Combining academics and pedagogy can work only if the college teams up with cooperative principals and teachers, Lake added. Alverno, like the other award-winning schools, emphasizes field experience.


SELF-ASSESSMENT KEY IN GOOD TEACHERS

Graduates of these four schools also understand the importance of self-assessment. "Students leave here to be reflective teachers, which is a very important part of being an effective teacher," Lake said. "Teachers must constantly ask themselves what works and [reflect on] how their decisions affect students.

"It's not one size fits all," Lake said. Alverno students are taught to individualize their instruction to motivate and accommodate individual learning styles -- that is a must for today's teachers.

Alverno students are challenged with an array of problems that can become barriers for student learning. They work with emotionally disturbed and learning-disabled children because those children are found in all the schools of our nation.

"We don't need to invent problems," said Jean Ann Box, associate dean and chair of teacher education at Samford University. "They're already out there." Today's teacher may have among his or her 16 students one with Down's syndrome, one with spina bifida, and one learning English as a second language, Box said. "Teachers have to understand how to work with that kind of diversity."

At the school where Fordham graduate Ferraguzzi teaches, nine first-year teachers quit their jobs before Christmas. Ferraguzzi credits the exposure he had as a student at Fordham -- students were required to regularly visit a program for emotionally disturbed children -- along with the techniques he learned as the reasons he feels prepared to handle the variety of problems posed by his students. "It's such an advantage," Ferraguzzi said.

He also feels prepared to handle the diversity of students found in today's classrooms. Handling such diversity requires awareness and sensitivity. "You can't say, 'I'm going to call your mother' anymore or 'Merry Christmas,'" he said, because many students live with single fathers or don't celebrate Christmas.


MENTORING COUNTS

Inexperienced teachers are going to get discouraged, but the best colleges and school districts provide faculty mentors who have been in the classroom and can offer suggestions or remedies. That interpersonal component can make a big difference, Ferraguzzi said. He still contacts his faculty mentors at Fordham when confronted with a problem he is unsure how to handle.

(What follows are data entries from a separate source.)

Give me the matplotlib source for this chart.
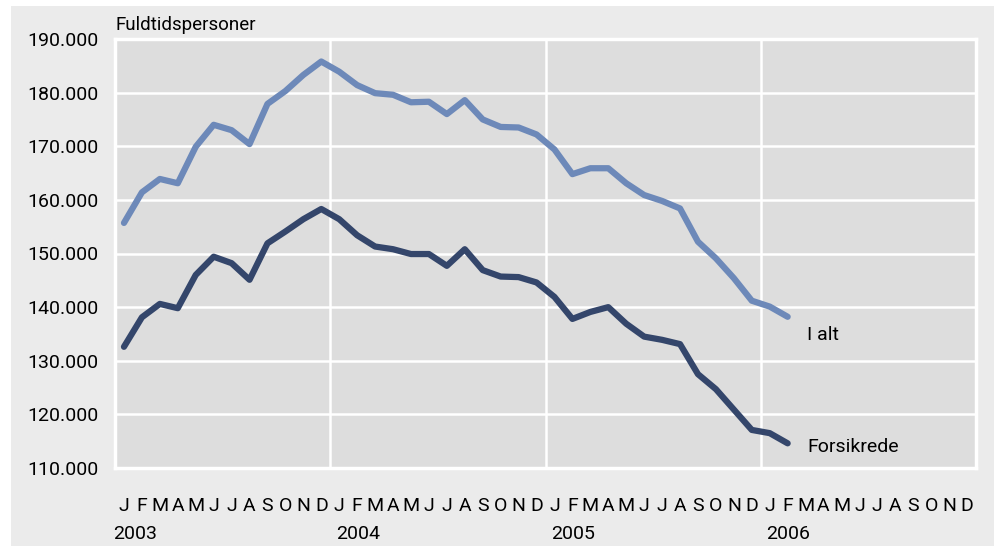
import matplotlib.pyplot as plt
from matplotlib.patches import Rectangle

# Monthly values, Jan 2003 - Feb 2006 (fuldtidspersoner)
i_alt = [155700, 161400, 163900, 163100, 169900, 174000, 173000, 170400,
         177900, 180300, 183300, 185800,
         183900, 181400, 179900, 179600, 178200, 178300, 176000, 178600,
         175000, 173600, 173500, 172200,
         169400, 164800, 165900, 165900, 163100, 160900, 159800, 158400,
         152200, 149100, 145400, 141200,
         140100, 138200]
forsikrede = [132600, 138100, 140600, 139800, 146000, 149400, 148200, 145100,
              151900, 154100, 156400, 158300,
              156400, 153400, 151300, 150800, 149900, 149900, 147700, 150800,
              146900, 145700, 145600, 144600,
              141900, 137800, 139100, 140000, 136900, 134500, 133900, 133100,
              127500, 124700, 120900, 117100,
              116500, 114600]
months = ["J", "F", "M", "A", "M", "J", "J", "A", "S", "O", "N", "D"]
years = ["2003", "2004", "2005", "2006"]
yticks = [110000, 120000, 130000, 140000, 150000, 160000, 170000, 180000, 190000]

LIGHT = "#6d89b9"
DARK = "#34466b"
OUTER = "#ebebeb"
INNER = "#dddddd"

plt.rcParams["font.family"] = ["Roboto", "DejaVu Sans"]

W, H = 997, 546
fig = plt.figure(figsize=(W / 100, H / 100), dpi=100)
fig.patch.set_facecolor("white")
fig.patches.append(Rectangle((11 / W, 0), (994 - 11) / W, 1 - 6 / H,
                             transform=fig.transFigure, facecolor=OUTER,
                             edgecolor="none", zorder=-10))

ax = fig.add_axes([115 / W, 1 - 468 / H, (976 - 115) / W, (468 - 39) / H])
ax.set_facecolor(INNER)

x = [i + 0.5 for i in range(len(i_alt))]
ax.plot(x, i_alt, color=LIGHT, lw=4.5, solid_capstyle="round",
        solid_joinstyle="round", zorder=3)
ax.plot(x, forsikrede, color=DARK, lw=4.5, solid_capstyle="round",
        solid_joinstyle="round", zorder=3)

ax.set_xlim(0, 48)
ax.set_ylim(110000, 190000)

for yv in yticks:
    ax.axhline(yv, color="white", lw=1.8, zorder=1)
for k in range(1, 4):
    ax.axvline(12 * k, color="white", lw=1.8, zorder=1)
for s in ax.spines.values():
    s.set_color("white")
    s.set_linewidth(2.5)

ax.set_yticks(yticks)
ax.set_yticklabels([f"{v:,}".replace(",", ".") for v in yticks], fontsize=14)
ax.tick_params(axis="y", length=0, pad=12)
ax.set_xticks([])

# month letters and years under the axis
for k, yr in enumerate(years):
    for m, lab in enumerate(months):
        ax.text(12 * k + m + 0.5, 103000, lab, ha="center", va="center",
                fontsize=14)
    ax.text(12 * k + 0.3 if k else -0.1, 97600, yr, ha="left", va="center",
            fontsize=14)

ax.text(0, 192600, "Fuldtidspersoner", ha="left", va="center", fontsize=13.5)
ax.text(38.6, 134800, "I alt", ha="left", va="center", fontsize=14)
ax.text(38.6, 113900, "Forsikrede", ha="left", va="center", fontsize=14)

fig.savefig("out.png", dpi=100)
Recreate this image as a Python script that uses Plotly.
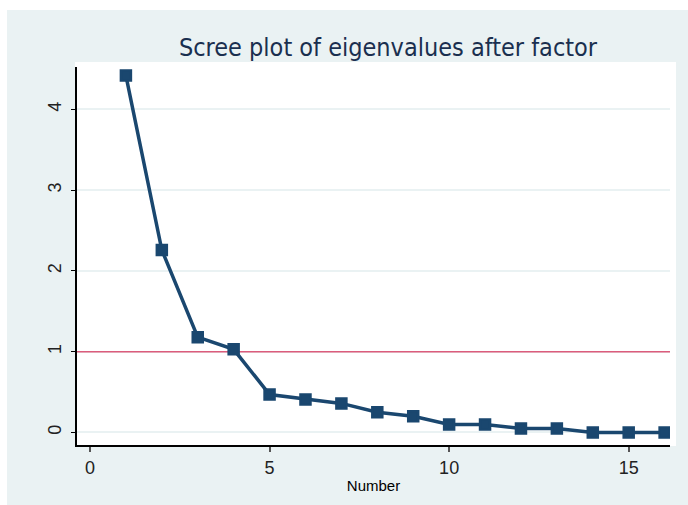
import plotly.graph_objects as go

number = list(range(1, 17))
eigenvalues = [4.42, 2.26, 1.18, 1.03, 0.47, 0.41, 0.36, 0.25, 0.20, 0.10, 0.10, 0.05, 0.05, 0.0, 0.0, 0.0]
x_ticks = [0, 5, 10, 15]
y_ticks = [0, 1, 2, 3, 4]
ref_value = 1
x_range = [-0.362, 16.15]
y_range = [-0.155, 4.526]

W, H = 688, 505
L, R, T, B = 77, 18, 67, 60
pw, ph = W - L - R, H - T - B

def px_x(p):
    return (p - L) / pw

def px_y(p):
    return (H - B - p) / ph

NAVY = "#1a476f"
BG = "#eaf2f3"
TICKFONT = dict(family="Liberation Sans, Arial, sans-serif", size=18, color="#222222")

fig = go.Figure()
fig.add_trace(go.Scatter(
    x=x_range, y=[ref_value, ref_value], mode="lines",
    line=dict(color="#dc5c7c", width=1.5), showlegend=False, hoverinfo="skip",
))
fig.add_trace(go.Scatter(
    x=number, y=eigenvalues, mode="lines+markers",
    line=dict(color=NAVY, width=3.5),
    marker=dict(symbol="square", size=10, color=NAVY, line=dict(color=NAVY, width=2.5)),
    showlegend=False, hoverinfo="x+y",
))

shapes = [
    dict(type="rect", xref="paper", yref="paper", x0=px_x(7), x1=px_x(700), y0=px_y(520), y1=px_y(10),
         fillcolor=BG, line=dict(width=0), layer="below"),
    dict(type="rect", xref="paper", yref="paper", x0=px_x(75), x1=px_x(676), y0=px_y(446), y1=px_y(62),
         fillcolor="white", line=dict(width=0), layer="below"),
]

fig.update_layout(
    width=W, height=H,
    margin=dict(l=L, r=R, t=T, b=B),
    paper_bgcolor="white", plot_bgcolor="white",
    shapes=shapes,
    font=dict(family="Liberation Sans, Arial, sans-serif", color="black", size=18),
    title=dict(text="Scree plot of eigenvalues after factor",
               xref="container", yref="container", x=388 / W, y=1 - 47 / H,
               xanchor="center", yanchor="middle",
               font=dict(family="Liberation Sans Narrow, DejaVu Sans Condensed, Arial Narrow, sans-serif",
                         size=25, color="#1a2f4f")),
    xaxis=dict(range=x_range, tickvals=x_ticks, showgrid=False, zeroline=False,
               showline=True, linecolor="black", linewidth=1.5,
               ticks="outside", ticklen=5, tickcolor="#555555", tickwidth=1.5,
               ticklabelstandoff=1, tickfont=TICKFONT,
               title=dict(text="Number", standoff=3,
                          font=dict(family="Liberation Sans, Arial, sans-serif", size=15, color="black"))),
    yaxis=dict(range=y_range, tickvals=y_ticks, showgrid=True, gridcolor=BG, gridwidth=1.5,
               zeroline=False, showline=True, linecolor="black", linewidth=1.5,
               ticks="outside", ticklen=4, tickcolor="black", tickwidth=1,
               tickangle=-90, ticklabelstandoff=3, tickfont=TICKFONT),
)

fig.write_html("out.html")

Fordham is proud of the mentoring relationship it has developed between students and faculty. Students meet in small groups with other students and their supervising mentors to discuss accomplishments and problems they encounter during four phases of field experiences, said Regis Bernhardt, dean of Fordham's graduate education program.

"This is a crucial part of our program," Bernhardt told Education World. "Many of [our students'] problems are based on classroom management. One of the crucial keys of our program is for our mentors to support our teacher candidates."

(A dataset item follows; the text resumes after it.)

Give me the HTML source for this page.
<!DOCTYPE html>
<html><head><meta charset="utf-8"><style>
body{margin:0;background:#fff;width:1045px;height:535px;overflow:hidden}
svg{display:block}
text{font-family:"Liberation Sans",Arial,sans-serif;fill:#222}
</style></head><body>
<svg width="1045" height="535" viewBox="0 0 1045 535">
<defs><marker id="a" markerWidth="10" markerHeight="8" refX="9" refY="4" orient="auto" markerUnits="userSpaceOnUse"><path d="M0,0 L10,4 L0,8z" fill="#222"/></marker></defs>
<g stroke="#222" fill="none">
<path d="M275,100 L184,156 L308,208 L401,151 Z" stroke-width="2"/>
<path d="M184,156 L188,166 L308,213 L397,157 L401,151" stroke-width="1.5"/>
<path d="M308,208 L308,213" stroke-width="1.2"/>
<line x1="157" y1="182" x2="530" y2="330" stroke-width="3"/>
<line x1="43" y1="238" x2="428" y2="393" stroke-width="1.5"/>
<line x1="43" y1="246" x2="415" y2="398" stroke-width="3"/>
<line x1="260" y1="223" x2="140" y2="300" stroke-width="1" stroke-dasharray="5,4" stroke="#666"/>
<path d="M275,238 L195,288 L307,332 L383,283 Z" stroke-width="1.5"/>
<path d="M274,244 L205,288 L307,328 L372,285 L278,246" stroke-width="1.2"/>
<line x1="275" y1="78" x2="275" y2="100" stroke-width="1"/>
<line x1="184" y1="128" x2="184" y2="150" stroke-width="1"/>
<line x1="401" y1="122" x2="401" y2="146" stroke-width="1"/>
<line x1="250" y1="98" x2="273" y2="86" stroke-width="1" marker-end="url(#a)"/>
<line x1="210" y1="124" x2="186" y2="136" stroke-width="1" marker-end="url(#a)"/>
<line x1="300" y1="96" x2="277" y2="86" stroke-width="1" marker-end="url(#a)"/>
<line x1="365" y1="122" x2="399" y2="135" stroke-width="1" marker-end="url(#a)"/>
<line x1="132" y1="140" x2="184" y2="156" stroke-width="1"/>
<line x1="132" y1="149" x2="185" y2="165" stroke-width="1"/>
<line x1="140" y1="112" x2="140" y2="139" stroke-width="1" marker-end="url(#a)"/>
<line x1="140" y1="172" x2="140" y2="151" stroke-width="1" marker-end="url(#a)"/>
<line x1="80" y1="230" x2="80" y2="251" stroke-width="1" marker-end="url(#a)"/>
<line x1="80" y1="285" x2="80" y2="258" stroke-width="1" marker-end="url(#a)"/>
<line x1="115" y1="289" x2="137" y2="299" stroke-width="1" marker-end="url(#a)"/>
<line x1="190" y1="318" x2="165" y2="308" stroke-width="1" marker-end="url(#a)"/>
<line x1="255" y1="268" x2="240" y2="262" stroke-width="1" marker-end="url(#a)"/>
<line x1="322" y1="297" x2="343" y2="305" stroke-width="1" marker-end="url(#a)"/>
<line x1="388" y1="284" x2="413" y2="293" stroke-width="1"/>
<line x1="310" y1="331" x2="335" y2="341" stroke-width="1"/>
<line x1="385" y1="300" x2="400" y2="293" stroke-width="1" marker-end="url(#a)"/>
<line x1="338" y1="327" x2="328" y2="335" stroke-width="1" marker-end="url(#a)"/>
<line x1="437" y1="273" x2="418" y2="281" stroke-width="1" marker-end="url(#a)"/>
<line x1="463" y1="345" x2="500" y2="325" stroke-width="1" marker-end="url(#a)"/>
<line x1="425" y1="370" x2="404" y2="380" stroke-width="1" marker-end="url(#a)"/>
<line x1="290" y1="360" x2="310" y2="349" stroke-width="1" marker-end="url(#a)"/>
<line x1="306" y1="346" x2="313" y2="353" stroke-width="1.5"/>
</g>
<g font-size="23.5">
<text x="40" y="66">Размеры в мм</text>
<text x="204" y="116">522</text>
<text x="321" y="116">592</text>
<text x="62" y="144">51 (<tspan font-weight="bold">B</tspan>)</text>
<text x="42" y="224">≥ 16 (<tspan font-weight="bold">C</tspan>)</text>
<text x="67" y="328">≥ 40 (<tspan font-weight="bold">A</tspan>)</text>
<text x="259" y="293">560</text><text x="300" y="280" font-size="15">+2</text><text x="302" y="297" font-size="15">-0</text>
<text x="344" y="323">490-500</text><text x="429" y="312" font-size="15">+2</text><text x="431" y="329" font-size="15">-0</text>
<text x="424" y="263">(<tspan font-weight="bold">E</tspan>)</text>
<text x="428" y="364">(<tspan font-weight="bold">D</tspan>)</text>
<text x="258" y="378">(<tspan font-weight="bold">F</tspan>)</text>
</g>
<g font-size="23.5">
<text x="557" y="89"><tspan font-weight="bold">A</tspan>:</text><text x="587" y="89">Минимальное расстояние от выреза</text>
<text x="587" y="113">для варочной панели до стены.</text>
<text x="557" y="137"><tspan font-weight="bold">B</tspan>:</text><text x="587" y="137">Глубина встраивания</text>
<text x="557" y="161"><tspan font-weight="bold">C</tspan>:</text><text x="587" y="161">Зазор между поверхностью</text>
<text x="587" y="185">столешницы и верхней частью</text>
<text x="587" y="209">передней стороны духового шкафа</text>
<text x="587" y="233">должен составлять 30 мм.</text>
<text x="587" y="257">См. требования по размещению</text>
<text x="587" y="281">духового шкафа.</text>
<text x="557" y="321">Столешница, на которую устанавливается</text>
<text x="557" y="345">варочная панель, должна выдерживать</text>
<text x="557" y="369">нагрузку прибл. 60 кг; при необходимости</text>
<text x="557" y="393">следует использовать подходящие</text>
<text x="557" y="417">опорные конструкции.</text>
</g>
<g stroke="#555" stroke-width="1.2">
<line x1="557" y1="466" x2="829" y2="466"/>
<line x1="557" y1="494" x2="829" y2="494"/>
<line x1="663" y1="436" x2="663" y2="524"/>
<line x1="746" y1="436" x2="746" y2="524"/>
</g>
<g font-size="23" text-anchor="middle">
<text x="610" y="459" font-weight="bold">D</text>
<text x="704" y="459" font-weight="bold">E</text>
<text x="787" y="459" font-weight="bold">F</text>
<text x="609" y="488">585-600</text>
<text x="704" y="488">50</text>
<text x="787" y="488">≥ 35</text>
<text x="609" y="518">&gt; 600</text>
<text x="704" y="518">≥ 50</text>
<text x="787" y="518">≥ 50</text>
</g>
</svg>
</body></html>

All the other award-winning schools also recognize the importance of cultivating supportive mentoring relationships between faculty and students. Each school provides students with ample meetings with their faculty mentors and peers to compare notes on what works and what doesn't work in the classroom.


PRACTICE COUNTS

Theory to practice is a key component in all these schools. Students at these four schools don't wait until the spring before graduation to step inside a classroom. Lots of practical, hands-on classroom experience is part of the preparation program at all four schools.

The four schools also have a high rate of graduates who go into teaching and remain in the field. That can be directly credited to the students' high level of preparedness, according to Ann Bullock of East Carolina University. "They know what to expect," said Bullock. "They are very much prepared for the reality of teaching. Our graduates say that they learn to be flexible and that every day won't be the same."

The bottom line is the value that great teachers add to the lives of the kids they touch, added Bullock.